- **Problem requirements**: Repeat the data word for word. Do not include the pictures.

- **Supplied information**:
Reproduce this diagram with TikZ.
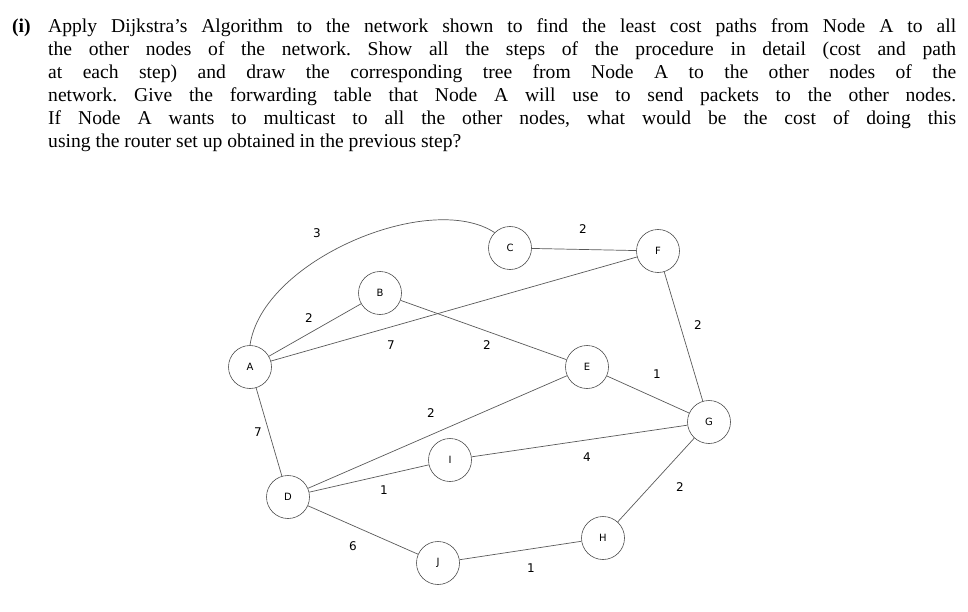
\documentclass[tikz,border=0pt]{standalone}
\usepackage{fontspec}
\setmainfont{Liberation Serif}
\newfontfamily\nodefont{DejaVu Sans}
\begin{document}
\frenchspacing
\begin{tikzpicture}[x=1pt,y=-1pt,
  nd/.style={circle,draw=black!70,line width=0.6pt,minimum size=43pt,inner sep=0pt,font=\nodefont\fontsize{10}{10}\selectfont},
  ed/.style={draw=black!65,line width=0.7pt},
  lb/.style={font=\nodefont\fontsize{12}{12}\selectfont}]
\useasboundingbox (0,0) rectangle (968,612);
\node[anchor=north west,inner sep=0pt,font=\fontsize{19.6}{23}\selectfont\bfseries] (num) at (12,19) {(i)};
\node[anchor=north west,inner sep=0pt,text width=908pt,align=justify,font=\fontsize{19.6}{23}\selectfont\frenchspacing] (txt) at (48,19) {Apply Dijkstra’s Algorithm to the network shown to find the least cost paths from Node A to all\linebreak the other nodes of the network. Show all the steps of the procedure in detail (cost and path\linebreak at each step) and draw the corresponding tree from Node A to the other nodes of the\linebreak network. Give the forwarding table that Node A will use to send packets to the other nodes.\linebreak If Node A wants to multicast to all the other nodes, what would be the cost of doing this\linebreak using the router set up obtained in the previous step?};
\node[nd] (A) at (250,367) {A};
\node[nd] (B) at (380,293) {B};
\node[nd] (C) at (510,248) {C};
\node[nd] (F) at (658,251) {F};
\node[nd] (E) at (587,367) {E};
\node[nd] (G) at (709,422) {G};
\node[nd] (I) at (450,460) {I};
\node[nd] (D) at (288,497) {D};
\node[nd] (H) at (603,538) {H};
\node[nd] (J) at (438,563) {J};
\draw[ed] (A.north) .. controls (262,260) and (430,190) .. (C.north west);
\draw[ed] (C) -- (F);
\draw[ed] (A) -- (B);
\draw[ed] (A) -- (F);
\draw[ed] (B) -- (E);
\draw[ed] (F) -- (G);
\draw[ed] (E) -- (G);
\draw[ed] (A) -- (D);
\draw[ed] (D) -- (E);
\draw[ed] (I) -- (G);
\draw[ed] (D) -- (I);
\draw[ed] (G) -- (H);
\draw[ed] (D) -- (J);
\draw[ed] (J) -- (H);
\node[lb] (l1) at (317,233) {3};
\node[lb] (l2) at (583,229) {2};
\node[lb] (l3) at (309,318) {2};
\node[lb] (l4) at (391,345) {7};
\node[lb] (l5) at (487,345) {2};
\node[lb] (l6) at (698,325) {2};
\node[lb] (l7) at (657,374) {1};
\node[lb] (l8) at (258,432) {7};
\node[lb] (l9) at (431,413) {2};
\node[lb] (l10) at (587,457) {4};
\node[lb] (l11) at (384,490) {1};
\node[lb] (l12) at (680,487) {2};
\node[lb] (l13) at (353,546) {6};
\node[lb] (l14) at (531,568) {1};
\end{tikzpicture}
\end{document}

- **Written solution**:
Reproduce this diagram with TikZ.
\documentclass[tikz,border=0pt]{standalone}
\usepackage{fontspec}
\setmainfont{Liberation Serif}
\newfontfamily\nodefont{DejaVu Sans}
\begin{document}
\frenchspacing
\begin{tikzpicture}[x=1pt,y=-1pt,
  nd/.style={circle,draw=black!70,line width=0.6pt,minimum size=43pt,inner sep=0pt,font=\nodefont\fontsize{10}{10}\selectfont},
  ed/.style={draw=black!65,line width=0.7pt},
  lb/.style={font=\nodefont\fontsize{12}{12}\selectfont}]
\useasboundingbox (0,0) rectangle (968,612);
\node[anchor=north west,inner sep=0pt,font=\fontsize{19.6}{23}\selectfont\bfseries] (num) at (12,19) {(i)};
\node[anchor=north west,inner sep=0pt,text width=908pt,align=justify,font=\fontsize{19.6}{23}\selectfont\frenchspacing] (txt) at (48,19) {Apply Dijkstra’s Algorithm to the network shown to find the least cost paths from Node A to all\linebreak the other nodes of the network. Show all the steps of the procedure in detail (cost and path\linebreak at each step) and draw the corresponding tree from Node A to the other nodes of the\linebreak network. Give the forwarding table that Node A will use to send packets to the other nodes.\linebreak If Node A wants to multicast to all the other nodes, what would be the cost of doing this\linebreak using the router set up obtained in the previous step?};
\node[nd] (A) at (250,367) {A};
\node[nd] (B) at (380,293) {B};
\node[nd] (C) at (510,248) {C};
\node[nd] (F) at (658,251) {F};
\node[nd] (E) at (587,367) {E};
\node[nd] (G) at (709,422) {G};
\node[nd] (I) at (450,460) {I};
\node[nd] (D) at (288,497) {D};
\node[nd] (H) at (603,538) {H};
\node[nd] (J) at (438,563) {J};
\draw[ed] (A.north) .. controls (262,260) and (430,190) .. (C.north west);
\draw[ed] (C) -- (F);
\draw[ed] (A) -- (B);
\draw[ed] (A) -- (F);
\draw[ed] (B) -- (E);
\draw[ed] (F) -- (G);
\draw[ed] (E) -- (G);
\draw[ed] (A) -- (D);
\draw[ed] (D) -- (E);
\draw[ed] (I) -- (G);
\draw[ed] (D) -- (I);
\draw[ed] (G) -- (H);
\draw[ed] (D) -- (J);
\draw[ed] (J) -- (H);
\node[lb] (l1) at (317,233) {3};
\node[lb] (l2) at (583,229) {2};
\node[lb] (l3) at (309,318) {2};
\node[lb] (l4) at (391,345) {7};
\node[lb] (l5) at (487,345) {2};
\node[lb] (l6) at (698,325) {2};
\node[lb] (l7) at (657,374) {1};
\node[lb] (l8) at (258,432) {7};
\node[lb] (l9) at (431,413) {2};
\node[lb] (l10) at (587,457) {4};
\node[lb] (l11) at (384,490) {1};
\node[lb] (l12) at (680,487) {2};
\node[lb] (l13) at (353,546) {6};
\node[lb] (l14) at (531,568) {1};
\end{tikzpicture}
\end{document}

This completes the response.